In Pilates, we strive for lateral or intercostal breathing—expanding and contracting the rib cage (imagine an accordion). It’s how dancers breathe, keeping the constant inward pull of the abdominals. Generally, exhalation facilitates flexion while inhalation facilitates extension. You can also think of exhaling during the phase of the exercise that requires most effort or where the emphasis of the movement takes place. We inhale through the nose (using the natural filtration system nature gave us—our nose hairs!) and exhale through the mouth. Think about coughing and laughing and how, during both, the abdominals brace and flatten. I encourage students practice this at home (or even in class but no one takes me up on the offer) by fake coughing or laughing. Our focus is on the inward pull of the abdominals, specifically the deep muscles of the transverse abdominus (our deep, lower abs) to create stability along with the pelvic floor, internal obliques and diaphragm.
Yoga, on the other hand, encourages deep, diaphragm breaths—or belly breaths as they are often called—where the tummy rises during the inhale and falls during the exhale.
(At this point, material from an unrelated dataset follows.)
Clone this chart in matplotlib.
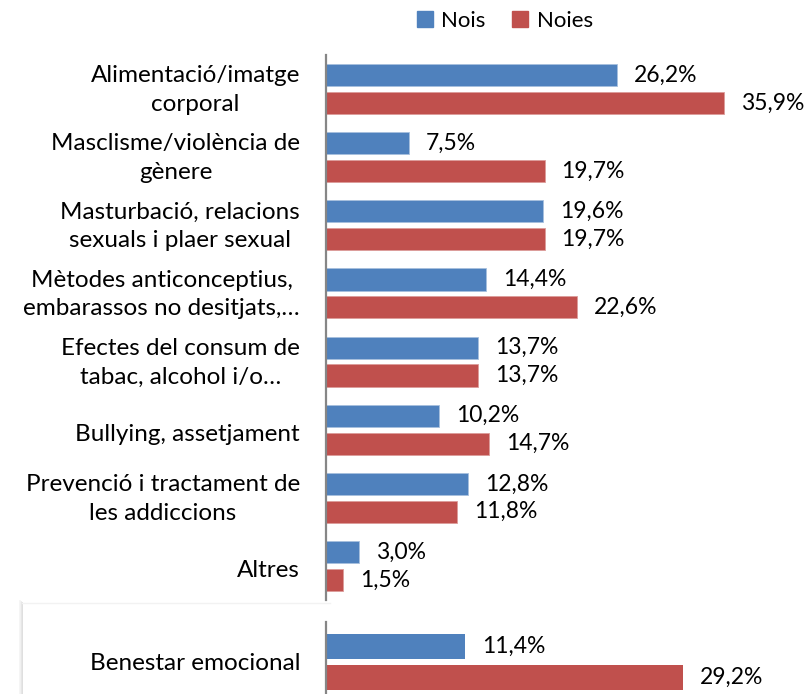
import numpy as np
import matplotlib.pyplot as plt
from matplotlib.patches import Rectangle
from matplotlib.lines import Line2D

# Data
categories = ["Alimentació/imatge\ncorporal",
              "Masclisme/violència de\ngènere",
              "Masturbació, relacions\nsexuals i plaer sexual",
              "Mètodes anticonceptius,\nembarassos no desitjats,…",
              "Efectes del consum de\ntabac, alcohol i/o…",
              "Bullying, assetjament",
              "Prevenció i tractament de\nles addiccions",
              "Altres"]
nois = [26.2, 7.5, 19.6, 14.4, 13.7, 10.2, 12.8, 3.0]
noies = [35.9, 19.7, 19.7, 22.6, 13.7, 14.7, 11.8, 1.5]

extra_category = "Benestar emocional"
extra_nois = 11.4
extra_noies = 29.2

series_names = ["Nois", "Noies"]

# Style
blue = "#4F81BD"
red = "#C0504D"
axis_gray = "#868686"
plt.rcParams["font.family"] = ["Lato", "DejaVu Sans"]
fs_cat = 17.5
fs_val = 16.5
fs_leg = 16

W, H = 810, 694
fig = plt.figure(figsize=(W / 100, H / 100), dpi=100)

def fig_rect(x0, y0, x1, y1):
    # pixel box (top-left origin) -> figure fraction
    return [x0 / W, 1 - y1 / H, (x1 - x0) / W, (y1 - y0) / H]

def fmt(v):
    return ("%.1f%%" % v).replace(".", ",")

def style_axes(ax):
    for s in ["top", "right", "bottom"]:
        ax.spines[s].set_visible(False)
    ax.spines["left"].set_color(axis_gray)
    ax.spines["left"].set_linewidth(1.6)
    ax.set_xticks([])
    ax.set_yticks([])
    ax.patch.set_alpha(0)

# Top panel
ax = fig.add_axes(fig_rect(326, 55, 803, 600))
y = np.arange(len(categories))
bh = 0.325
off = 0.205
ax.barh(y - off, nois, height=bh, color=blue, edgecolor="#a7c0de", linewidth=0.6)
ax.barh(y + off, noies, height=bh, color=red, edgecolor="#dc9c9a", linewidth=0.6)
ax.set_xlim(0, 43)
ax.set_ylim(len(categories) - 0.5, -0.5)
style_axes(ax)
for i in range(len(categories)):
    ax.annotate(fmt(nois[i]), (nois[i], y[i] - off), xytext=(17, 0), textcoords="offset pixels",
                va="center", ha="left", fontsize=fs_val)
    ax.annotate(fmt(noies[i]), (noies[i], y[i] + off), xytext=(17, 0), textcoords="offset pixels",
                va="center", ha="left", fontsize=fs_val)
    # single-line labels sit a little lower in the original
    dy = -1 if "\n" in categories[i] else -5
    ax.annotate(categories[i], (0, y[i]), xytext=(-26, dy), textcoords="offset pixels",
                va="center", ha="right", ma="center", fontsize=fs_cat, linespacing=1.45)

# Shadowed box behind the second panel
for k, c in enumerate(["#d9d9d9", "#e8e8e8", "#f3f3f3"]):
    fig.add_artist(Line2D([(22 - k) / W, (22 - k) / W], [0, 1 - (603 - k) / H],
                          color=c, linewidth=1.2, transform=fig.transFigure))
fig.add_artist(Line2D([22 / W, 330 / W], [1 - 603 / H, 1 - 603 / H],
                      color="#f2f2f2", linewidth=1.0, transform=fig.transFigure))

# Bottom panel
ax2 = fig.add_axes(fig_rect(326, 622, 803, 694))
bh2 = 0.31
off2 = 0.197
ax2.barh([-off2], [extra_nois], height=bh2, color=blue)
ax2.barh([off2], [extra_noies], height=bh2, color=red)
ax2.set_xlim(0, 39)
ax2.set_ylim(0.4, -0.5)
style_axes(ax2)
ax2.annotate(fmt(extra_nois), (extra_nois, -off2), xytext=(17, 0), textcoords="offset pixels",
             va="center", ha="left", fontsize=fs_val)
ax2.annotate(fmt(extra_noies), (extra_noies, off2), xytext=(17, 0), textcoords="offset pixels",
             va="center", ha="left", fontsize=fs_val, annotation_clip=False)
ax2.annotate(extra_category, (0, 0), xytext=(-26, -1), textcoords="offset pixels",
             va="center", ha="right", fontsize=fs_cat)

# Legend
handles = [Rectangle((0, 0), 1, 1, color=blue), Rectangle((0, 0), 1, 1, color=red)]
fig.legend(handles, series_names, loc="center", bbox_to_anchor=(505 / W, 1 - 21 / H),
           ncol=2, frameon=False, fontsize=fs_leg, handlelength=0.7, handleheight=0.7,
           handletextpad=0.4, columnspacing=1.2)

fig.savefig("out.png", dpi=100)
This way of breathing is calming and helps lower cortisol (the body’s stress hormone) levels. This is more in line of natural, everyday breathing.
In neither discipline do you want to inhale while pulling the belly in and exhaling while letting the belly press out. It’s a huge pet-peeve of mine hearing even the most knowledgeable and well-intended instructors cue “sucking” in the belly. To me, that describes the action of holding your breath. In both Pilates and Yoga, any instructor will (or should!) tell you that it is more important to simply breathe rather than follow any specific breath pattern. And that’s another thing—don’t be shy. It’s okay (even encouraged) to have your breath heard by the person next to you. While your breath shouldn’t be heard across the room or by everyone, if your inhales and exhales are silent, you aren’t breathing deep or full enough. Avoid inhaling and exhaling through the mouth, activating the body’s “flight or fight” stress response.
You might be thinking, “It’s just breathing. Why make it complicated?” Breathing, by nature, is a complex function. During exhalation the diaphragm relaxes and the pressure inside the lungs is greater than the pressure outside. We inhale and the pressure drops, as does our diaphragm—think of it as making room for all of that air to come in.
Breath is one of the 10 principles of the Pilates method. In my BASI training, we learn it not only oxygenates the blood, improves circulation, promotes concentration and a sense of calm, it helps you focus on the correct muscles and use them in the correct order, crucial for supporting the body and making the exercises effective. Breathing also provides us with an inner rhythm, something to sync our movements to.
In Pilates or yoga, we are syncing our breath to movement. Off of the mat, our breath can be seen as our energy for life. Check in with yourself – how are you breathing right now? Notice how you breathe as you go about your day. Are you breathing deep and full, allowing the belly to rise and fall. Or do you breathe shallow, in and out through your mouth.